[Exercise aim] Retype each line exactly. Skip images.

───

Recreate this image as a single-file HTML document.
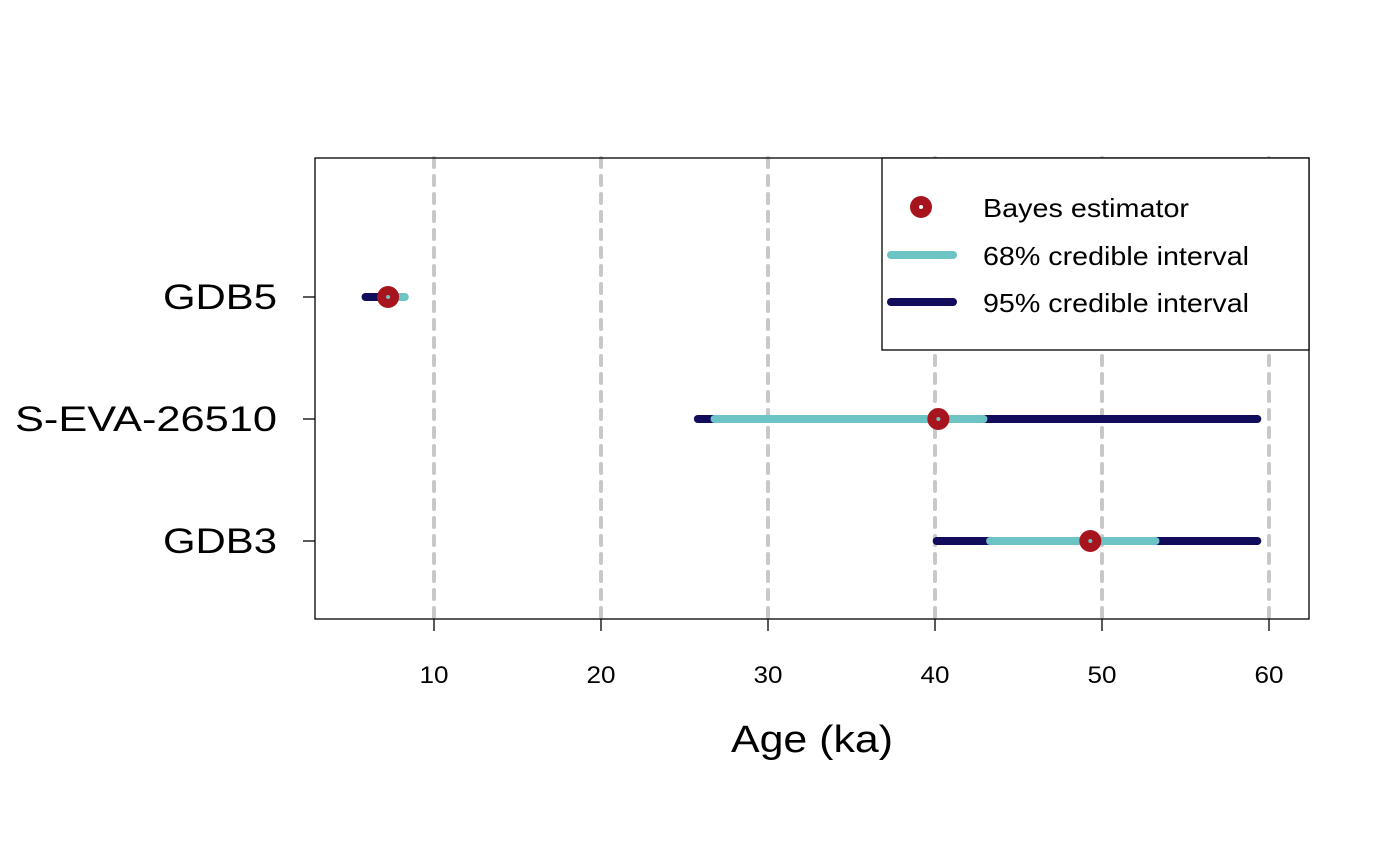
<!DOCTYPE html>
<html><head><meta charset="utf-8"><style>
body{margin:0;background:#fff;}
svg{display:block;font-family:"Liberation Sans",Arial,sans-serif;}
</style></head><body>
<svg id="chart" width="1400" height="865"></svg>
<script>
const samples=["GDB5","S-EVA-26510","GDB3"];
const est=[7.25,40.2,49.3];
const lo95=[5.9,25.8,40.1];
const hi95=[7.8,59.3,59.3];
const lo68=[6.9,26.8,43.3];
const hi68=[8.25,42.9,53.2];
const xTicks=[10,20,30,40,50,60];
const NS="http://www.w3.org/2000/svg";
const svg=document.getElementById('chart');
const L=315,R=1309,T=158,B=619;
const xs=v=>434+(v-10)*(1269-434)/50;
const ys=i=>297+i*122;
function el(t,a,p){const e=document.createElementNS(NS,t);for(const k in a)e.setAttribute(k,a[k]);(p||svg).appendChild(e);return e;}
const yLabW={"GDB5":114,"S-EVA-26510":262,"GDB3":114};
xTicks.forEach(v=>{
 const g=el('line',{x1:xs(v),x2:xs(v),y1:T,y2:B,stroke:'#c8c8c8','stroke-width':4,'stroke-dasharray':'9,9','stroke-linecap':'round'});
 
 
 const t=el('line',{x1:xs(v),x2:xs(v),y1:B,y2:B+12,stroke:'#000','stroke-width':1.3});
 
 
 const lb=el('text',{x:xs(v),y:683,'text-anchor':'middle','font-size':24,textLength:29,lengthAdjust:'spacingAndGlyphs'});
 lb.textContent=v;
 
 
});
samples.forEach((s,i)=>{
 const y=ys(i);
 const tk=el('line',{x1:L-12,x2:L,y1:y,y2:y,stroke:'#000','stroke-width':1.3});
 
 
 const lb=el('text',{x:277,y:y+12,'text-anchor':'end','font-size':35,textLength:yLabW[s]||114,lengthAdjust:'spacingAndGlyphs'});
 lb.textContent=s;
 
 
 const a=el('line',{x1:xs(lo95[i]),x2:xs(hi95[i]),y1:y,y2:y,stroke:'#120c5c','stroke-width':8,'stroke-linecap':'round'});
 
 
 const b=el('line',{x1:xs(lo68[i]),x2:xs(hi68[i]),y1:y,y2:y,stroke:'#6cc4c4','stroke-width':8,'stroke-linecap':'round'});
 
 
 const c=el('circle',{cx:xs(est[i]),cy:y,r:11,fill:'#a8141e'});
 
 
 el('circle',{cx:xs(est[i]),cy:y,r:2,fill:'#6cc4c4'});
});
const box=el('rect',{x:L,y:T,width:R-L,height:B-T,fill:'none',stroke:'#000','stroke-width':1.3});


const xt=el('text',{x:731,y:752,'font-size':38,textLength:162,lengthAdjust:'spacingAndGlyphs'});
xt.textContent='Age (ka)';


const lg=el('g',{});


el('rect',{x:882,y:T,width:R-882,height:192,fill:'#fff',stroke:'#000','stroke-width':1.3},lg);
el('circle',{cx:921,cy:207,r:11,fill:'#a8141e'},lg);
el('circle',{cx:921,cy:207,r:2,fill:'#fff'},lg);
el('line',{x1:891,x2:953,y1:255,y2:255,stroke:'#6cc4c4','stroke-width':8,'stroke-linecap':'round'},lg);
el('line',{x1:891,x2:953,y1:302,y2:302,stroke:'#120c5c','stroke-width':8,'stroke-linecap':'round'},lg);
[["Bayes estimator",217,206],["68% credible interval",265,266],["95% credible interval",312,266]].forEach(([t,y,w],k)=>{
 const e=el('text',{x:983,y:y,'font-size':26,textLength:w,lengthAdjust:'spacingAndGlyphs'},lg);
 e.textContent=t;
 
 
});
</script>
</body></html>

───

[Reply]
Recreate this image as a single-file HTML document.
<!DOCTYPE html>
<html><head><meta charset="utf-8"><style>
body{margin:0;background:#fff;}
svg{display:block;font-family:"Liberation Sans",Arial,sans-serif;}
</style></head><body>
<svg id="chart" width="1400" height="865"></svg>
<script>
const samples=["GDB5","S-EVA-26510","GDB3"];
const est=[7.25,40.2,49.3];
const lo95=[5.9,25.8,40.1];
const hi95=[7.8,59.3,59.3];
const lo68=[6.9,26.8,43.3];
const hi68=[8.25,42.9,53.2];
const xTicks=[10,20,30,40,50,60];
const NS="http://www.w3.org/2000/svg";
const svg=document.getElementById('chart');
const L=315,R=1309,T=158,B=619;
const xs=v=>434+(v-10)*(1269-434)/50;
const ys=i=>297+i*122;
function el(t,a,p){const e=document.createElementNS(NS,t);for(const k in a)e.setAttribute(k,a[k]);(p||svg).appendChild(e);return e;}
const yLabW={"GDB5":114,"S-EVA-26510":262,"GDB3":114};
xTicks.forEach(v=>{
 const g=el('line',{x1:xs(v),x2:xs(v),y1:T,y2:B,stroke:'#c8c8c8','stroke-width':4,'stroke-dasharray':'9,9','stroke-linecap':'round'});
 
 
 const t=el('line',{x1:xs(v),x2:xs(v),y1:B,y2:B+12,stroke:'#000','stroke-width':1.3});
 
 
 const lb=el('text',{x:xs(v),y:683,'text-anchor':'middle','font-size':24,textLength:29,lengthAdjust:'spacingAndGlyphs'});
 lb.textContent=v;
 
 
});
samples.forEach((s,i)=>{
 const y=ys(i);
 const tk=el('line',{x1:L-12,x2:L,y1:y,y2:y,stroke:'#000','stroke-width':1.3});
 
 
 const lb=el('text',{x:277,y:y+12,'text-anchor':'end','font-size':35,textLength:yLabW[s]||114,lengthAdjust:'spacingAndGlyphs'});
 lb.textContent=s;
 
 
 const a=el('line',{x1:xs(lo95[i]),x2:xs(hi95[i]),y1:y,y2:y,stroke:'#120c5c','stroke-width':8,'stroke-linecap':'round'});
 
 
 const b=el('line',{x1:xs(lo68[i]),x2:xs(hi68[i]),y1:y,y2:y,stroke:'#6cc4c4','stroke-width':8,'stroke-linecap':'round'});
 
 
 const c=el('circle',{cx:xs(est[i]),cy:y,r:11,fill:'#a8141e'});
 
 
 el('circle',{cx:xs(est[i]),cy:y,r:2,fill:'#6cc4c4'});
});
const box=el('rect',{x:L,y:T,width:R-L,height:B-T,fill:'none',stroke:'#000','stroke-width':1.3});


const xt=el('text',{x:731,y:752,'font-size':38,textLength:162,lengthAdjust:'spacingAndGlyphs'});
xt.textContent='Age (ka)';


const lg=el('g',{});


el('rect',{x:882,y:T,width:R-882,height:192,fill:'#fff',stroke:'#000','stroke-width':1.3},lg);
el('circle',{cx:921,cy:207,r:11,fill:'#a8141e'},lg);
el('circle',{cx:921,cy:207,r:2,fill:'#fff'},lg);
el('line',{x1:891,x2:953,y1:255,y2:255,stroke:'#6cc4c4','stroke-width':8,'stroke-linecap':'round'},lg);
el('line',{x1:891,x2:953,y1:302,y2:302,stroke:'#120c5c','stroke-width':8,'stroke-linecap':'round'},lg);
[["Bayes estimator",217,206],["68% credible interval",265,266],["95% credible interval",312,266]].forEach(([t,y,w],k)=>{
 const e=el('text',{x:983,y:y,'font-size':26,textLength:w,lengthAdjust:'spacingAndGlyphs'},lg);
 e.textContent=t;
 
 
});
</script>
</body></html>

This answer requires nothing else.